Cumhurbaşkanı açıklamasını sürdürüyor; “Bu şebekeye destek veren hatta bunların karşısında sessiz kalan herkes ülkenin ve milletin önünü kesme çabalarının ortağıdır”.

Bu koalisyon o kadar önemli ve etkili duruma gelmiş, kuvvet ve güç kazanmışki, Cumhurbaşkanı halkına , “dikkat edin, bunlara destek çıkanlar var, “ülkenin ve milletin” önünü kesmesinler” diye uyarılarda bulunuyor.

 “Gün tarafsız olma günü değildir”, bu örgüt şebekesinin karşısında kimse “tarafsız” kalmamalıdır diyor; sayın Erdoğan, uyarısını tehdit dozuna yükseltiyor; “Bitaraf olan bertaraf olur!

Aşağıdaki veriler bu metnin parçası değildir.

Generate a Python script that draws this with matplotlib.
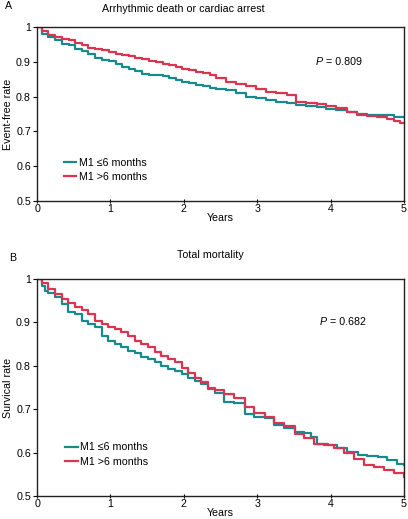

Bir adım daha atıyor Cumhurbaşkanı; söylediği savaşı, Kurtuluş Savaşında, ayağa kalkmış bir ulusun ruh haline benzetiyor. Sadece Kurtuluş Savaşına benzetmekle de kalmıyor;  “Paralel – Bölücü – Mezhepçi - Sözde Aydın”  şebekesiyle yaptığı mücadeleyi Çanakkale savaşı ve 1950 demokrasi mücadelesi  yıllarındakiler kadar önemli buluyor!

Ona göre Türkiye, “yeni bir dirilişin, çıkışın, yeni bir uyanışın eşiğindedir” fakat ne yazıktır ki, “Paralel – Bölücü – Mezhepçi - Sözde Aydın” ihanet şebekesi, “ülkenin ve milletin önünü kesmek” için birleşmiştir. 

Cumhurbaşkanı bir-iki olaydan fazlaca etkilenmiş veya siyaseten söyleme gereğini duymuş olabilir ama, Rize konuşmasının naklettiğim kısmı, abartıdan da fazla bir şeydir; açıkçası, hassasiyetin bu derecesi devlet adamına yakışmıyor.

Ben kendisine halisane özetleyeyim; demokrasi, yönetim ve hukuk reformundan korkan bir grup siyaset adamı Türkiye’nin önünü kesmeye çalışmaktadır; başkaları değil!

Yardımcıları ve yardakçılarıyla birlikte bu grup, halkı demokrasi dışına itmeye çalışan maceraperestlerdir!

Bu gruptakileri uyarayım; hile, hurda, tehdit, şantaj, zulüm, zorbalık, bütün çabalarınız boşunadır; hiç şüpheniz olmasın; halkımız oyunu gördü; cevabını verecektir!

Rize Valisi Sayın Ersin Yazıcı’ya da bir notum var: Bu yemekli toplantıyı gelecekte iftiharla değil, hüzünle hatırlayacaksınız.  

Sayın Erdoğan, konuşmasını, bir şiirden alıntılara bir dileğini ekleyerek bitirmiş; ben aynı mısraları ve aynı dileği, ondan farklı umut ve inançla; ülkem ve hepsini severek yaşadığımız bütün insanlarımız için tekrarlıyorum:

 “(Cümle dertler tükenir bir gün, /Türkiyem gök maviliğince rahat, /Rüzgar gibi savruluyor harmanlar, çalmak üzere özlenen saat). İnşallah bu saat çalacak. Hiçbir yurttaşımızın ümitsizliğe düşmeye hakkı yoktur.  Zafer yakındır!”

Evet, uzakta değil; demokrasi ışığı seçim gecesini gündüze çevirecektir!